The previous intersection of US Route 7, ALT US Route 7, Locust Street and Ledge Road is a 5-approach intersection in a residential neighborhood with schools and small businesses in the area. The rotary intersection was too small and restrictive for certain movements, and there were limited sight lines and sight distance. The previous intersection has developed user safety issues over the years due to a change in commuting patterns, high vehicular speeds, lack of dedicated bicycle facilities and difficulties for pedestrians crossing the streets. The intersection has been listed on VTrans’ High Crash Location list since at least 1998. In addition, the underground utilities were aged, and the area lacked modern stormwater treatment.
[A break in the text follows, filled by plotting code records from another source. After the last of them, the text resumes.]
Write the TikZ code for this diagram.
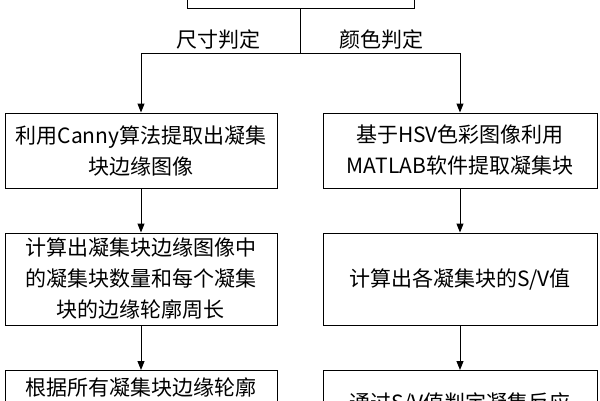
\documentclass[tikz,border=0pt]{standalone}
\usepackage{fontspec}
\setmainfont{Noto Sans CJK SC}
\usetikzlibrary{arrows.meta}
\begin{document}
\begin{tikzpicture}[x=1pt,y=-1pt,
  box/.style={draw,line width=1pt,align=center,inner sep=0pt,font=\fontsize{21}{31}\selectfont},
  arr/.style={line width=1pt,-{Triangle[length=9pt,width=7pt]}},
  lbl/.style={font=\fontsize{21}{22}\selectfont}]
\useasboundingbox (0,0) rectangle (600,400);
\clip (0,0) rectangle (600,400);
\node[box,minimum width=227pt,minimum height=40pt] (top) at (300.5,-12) {};
\coordinate (j) at (300.5,53);
\node[box,minimum width=272pt,minimum height=75pt] (l1) at (141,150.5) {利用Canny算法提取出凝集\\块边缘图像};
\node[box,minimum width=274pt,minimum height=75pt] (r1) at (460,150.5) {基于HSV色彩图像利用\\MATLAB软件提取凝集块};
\node[box,minimum width=272pt,minimum height=92pt] (l2) at (141,279) {计算出凝集块边缘图像中\\的凝集块数量和每个凝集\\块的边缘轮廓周长};
\node[box,minimum width=274pt,minimum height=92pt] (r2) at (460,279) {计算出各凝集块的S/V值};
\node[box,minimum width=272pt,minimum height=80pt,anchor=north] (l3) at (141,370) {};
\node[box,minimum width=274pt,minimum height=80pt,anchor=north] (r3) at (460,370) {};
\node[lbl] (la) at (218,40) {尺寸判定};
\node[lbl] (lb) at (381,40) {颜色判定};
\node[font=\fontsize{21}{22}\selectfont] (l3t) at (141,387) {根据所有凝集块边缘轮廓};
\node[font=\fontsize{21}{22}\selectfont] (r3t) at (460,403) {通过S/V值判定凝集反应};
\draw[line width=1pt] (top.south) -- (j);
\draw[arr] (j) -| (l1.north);
\draw[arr] (j) -| (r1.north);
\draw[arr] (l1) -- (l2);
\draw[arr] (r1) -- (r2);
\draw[arr] (l2) -- (l3);
\draw[arr] (r2) -- (r3);
\end{tikzpicture}
\end{document}
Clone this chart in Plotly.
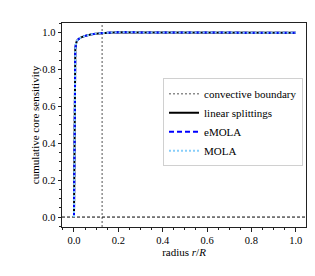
import plotly.graph_objects as go

# data
radius = [0.0, 0.001, 0.002, 0.004, 0.006, 0.009, 0.013, 0.02, 0.03, 0.05, 0.08, 0.12, 0.2, 0.3, 0.5, 0.7, 1.0]
linear_splittings = [0.0, 0.25, 0.6, 0.85, 0.91, 0.94, 0.955, 0.965, 0.974, 0.983, 0.992, 0.998, 1.003, 1.002, 1.001, 1.0, 1.0]
emola = [0.0, 0.25, 0.6, 0.85, 0.91, 0.94, 0.955, 0.965, 0.974, 0.983, 0.992, 0.998, 1.003, 1.002, 1.001, 1.0, 1.0]
mola = [0.0, 0.25, 0.6, 0.85, 0.91, 0.94, 0.955, 0.965, 0.974, 0.983, 0.992, 0.998, 1.003, 1.002, 1.001, 1.0, 1.0]
convective_boundary = 0.127

FONT = "Liberation Serif"

fig = go.Figure()

fig.add_trace(go.Scatter(x=[convective_boundary, convective_boundary], y=[-0.054, 1.053], mode="lines",
                         line=dict(color="#8c8c8c", width=1.5, dash="2px,2px"), name="convective boundary"))
fig.add_trace(go.Scatter(x=[-0.054, 1.046], y=[0, 0], mode="lines",
                         line=dict(color="black", width=1, dash="3px,2px"), showlegend=False))
fig.add_trace(go.Scatter(x=radius, y=linear_splittings, mode="lines",
                         line=dict(color="black", width=2), name="linear splittings"))
fig.add_trace(go.Scatter(x=radius, y=emola, mode="lines",
                         line=dict(color="#0000ff", width=2, dash="5px,3px"), name="eMOLA"))
fig.add_trace(go.Scatter(x=radius, y=mola, mode="lines",
                         line=dict(color="#87cefa", width=2, dash="2px,2px"), name="MOLA"))

axis_common = dict(showgrid=False, zeroline=False, showline=True, linecolor="#222", linewidth=1,
                   mirror=True, ticks="outside", ticklen=3.5, tickwidth=1, tickcolor="#222",
                   tickfont=dict(family=FONT, size=10.5, color="black"), tickformat=".1f",
                   minor=dict(dtick=0.05, ticks="outside", ticklen=2, tickwidth=0.8, tickcolor="#222"))

fig.update_layout(
    width=315, height=276,
    margin=dict(l=54, r=17, t=15, b=57),
    paper_bgcolor="white", plot_bgcolor="white",
    font=dict(family=FONT, size=11, color="black"),
    xaxis=dict(range=[-0.054, 1.046], tick0=0, dtick=0.2,
               title=dict(text="radius <i>r</i>/<i>R</i>", font=dict(family=FONT, size=11), standoff=2),
               **axis_common),
    yaxis=dict(range=[-0.054, 1.053], tick0=0, dtick=0.2,
               title=dict(text="cumulative core sensitivity", font=dict(family=FONT, size=11), standoff=0),
               **axis_common),
    legend=dict(x=0.414, y=0.729, xanchor="left", yanchor="top", bgcolor="white",
                bordercolor="#d0d0d0", borderwidth=1, itemwidth=30,
                font=dict(family=FONT, size=11), tracegroupgap=0),
    showlegend=True,
)

fig.write_html("out.html")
A 2002 Shelburne Street Rotary Report identified that during peak hours, cars experienced difficulty entering the roadway from both local side street (Locust Street and Ledge Road) as well as the more significant city streets (South Willard and South Union). The Report identified the need for the roadway redesign made evident by:

  • Frequent traffic jams, especially at South Willard Street causing delays;

  • Frequent interruptions in traffic flow;

  • Traffic that travels at inappropriately high speeds;

  • Poor access for pedestrians and bicyclists along the roadways and intersection;

  • Poor visual quality of the landscape and improvements at the intersection;

  • Difficulty experienced by motorists at egress of side streets near intersection.

A map of utitlities in the rotarty area

Blasting Update

No additional blasting operations are anticipated.